What you see is not what you get!: Detecting Simpson's Paradoxes during Data Exploration

Yue Guo, Carsten Binnig, Tim Kraska

Published: 01 Jan 2017, Last Modified: 19 Sept 2024HILDA@SIGMOD 2017EveryoneRevisionsBibTeXCC BY-SA 4.0

Abstract: Visual data exploration tools, such as Vizdom or Tableau, significantly simplify data exploration for domain experts and, more importantly, novice users. These tools allow to discover complex correlations and to test hypotheses and differences between various populations in an entirely visual manner with just a few clicks, unfortunately, often ignoring even the most basic statistical rules.

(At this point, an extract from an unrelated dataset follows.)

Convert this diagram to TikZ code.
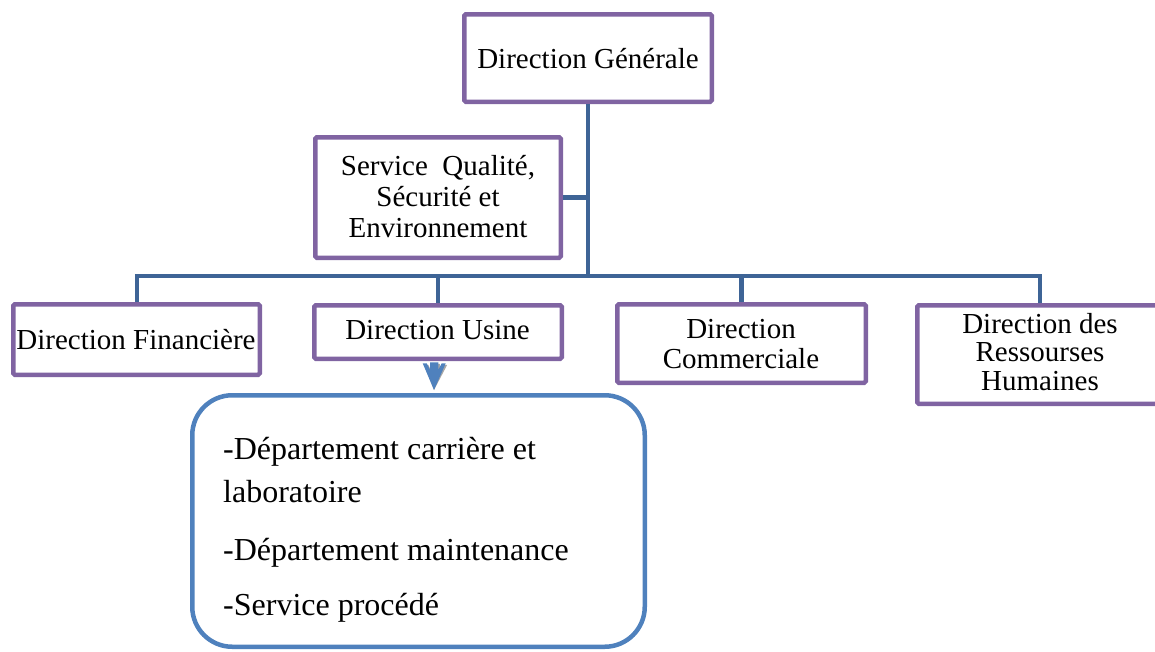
\documentclass[tikz,border=0pt]{standalone}
\usepackage{fontspec}
\setmainfont{Liberation Serif}
\definecolor{boxpurple}{RGB}{128,100,162}
\definecolor{linkblue}{RGB}{62,100,150}
\definecolor{roundblue}{RGB}{79,129,189}
\begin{document}
\begin{tikzpicture}[x=1pt,y=-1pt,
  orgbox/.style={draw=boxpurple,line width=4.5pt,rounded corners=1.5pt,inner sep=0pt},
  conn/.style={draw=linkblue,line width=4.5pt},
  txt/.style={font=\fontsize{29}{30}\selectfont,inner sep=0pt,align=center},
  listtxt/.style={font=\fontsize{32}{43}\selectfont,inner sep=0pt,align=left}]
\useasboundingbox (0,0) rectangle (1155,651);
% boxes
\node[orgbox,minimum width=247.5pt,minimum height=87.5pt] (dg) at (588,58) {};
\node[orgbox,minimum width=245.5pt,minimum height=120.5pt] (sq) at (438,197.5) {};
\node[orgbox,minimum width=246.5pt,minimum height=70.5pt] (fin) at (136.5,339.5) {};
\node[orgbox,minimum width=247.5pt,minimum height=53.5pt] (usine) at (438,332) {};
\node[orgbox,minimum width=248.5pt,minimum height=78.5pt] (comm) at (741.5,343.5) {};
\node[orgbox,minimum width=245.5pt,minimum height=98.5pt] (rh) at (1040,354.5) {};
\node[draw=roundblue,line width=4.5pt,rounded corners=40pt,minimum width=452.5pt,minimum height=251.5pt,inner sep=0pt] (list) at (418.5,521) {};
% texts (multi-line nodes: base = last line)
\node[txt,anchor=base] (tdg) at (588,68) {Direction Générale};
\node[txt,anchor=base,font=\fontsize{29}{31}\selectfont] (tsq) at (438,237) {Service\ \ Qualité,\\Sécurité et\\Environnement};
\node[txt,anchor=base] (tfin) at (136,349) {Direction Financière};
\node[txt,anchor=base] (tusine) at (437.5,339) {Direction Usine};
\node[txt,anchor=base] (tcomm) at (741,368) {Direction\\Commerciale};
\node[txt,anchor=base,font=\fontsize{29}{28.5}\selectfont] (trh) at (1040,390) {Direction des\\Ressourses\\Humaines};
\node[listtxt,anchor=base west] (tlist) at (223,615) {-Département carrière et\\laboratoire\\[15pt]-Département maintenance\\[12pt]-Service procédé};
% connectors
\coordinate (busM) at (588,276);
\coordinate (busL) at (137,276);
\coordinate (busR) at (1040,276);
\draw[conn] (dg.south) -- (busM);
\draw[conn] (sq.east) -- (sq.east -| busM);
\draw[conn] ([xshift=-2.25pt]busL) -- ([xshift=2.25pt]busR);
\draw[conn] (busL) -- (busL |- fin.north);
\draw[conn] (usine.north |- busL) -- (usine.north);
\draw[conn] (comm.north |- busL) -- (comm.north);
\draw[conn] (busR) -- (rh.north);
% arrow
\coordinate (arrtip) at (434,390);
\fill[gray!70,shift={(1.5,1.5)}] (422.7,363.3) -- (426.7,363.3) -- (430,370) -- (430,362.3) -- (438.3,362.3) -- (438.3,370) -- (441.7,363.3) -- (445.7,363.3) -- (arrtip) -- cycle;
\fill[roundblue] (422.7,363.3) -- (426.7,363.3) -- (430,370) -- (430,362.3) -- (438.3,362.3) -- (438.3,370) -- (441.7,363.3) -- (445.7,363.3) -- (arrtip) -- cycle;
\end{tikzpicture}
\end{document}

For example, there are many statistical pitfalls that a user can "tap" into when exploring data sets.As a result of this experience, we started to build QUDE [1], the first system to Quantifying the Uncertainty in Data Exploration, which is part of Brown's Interactive Data Exploration Stack (called IDES). The goal of QUDE is to automatically warn and, if possible, protect users from common mistakes during the data exploration process. In this paper, we focus on a different type of error, the Simpson's Paradox, which is a special type of error in which a high-level aggregate/visualization leads to the wrong conclusion since a trend reverts when splitting the visualized data set into multiple subgroups (i.e., when executing a drill-down).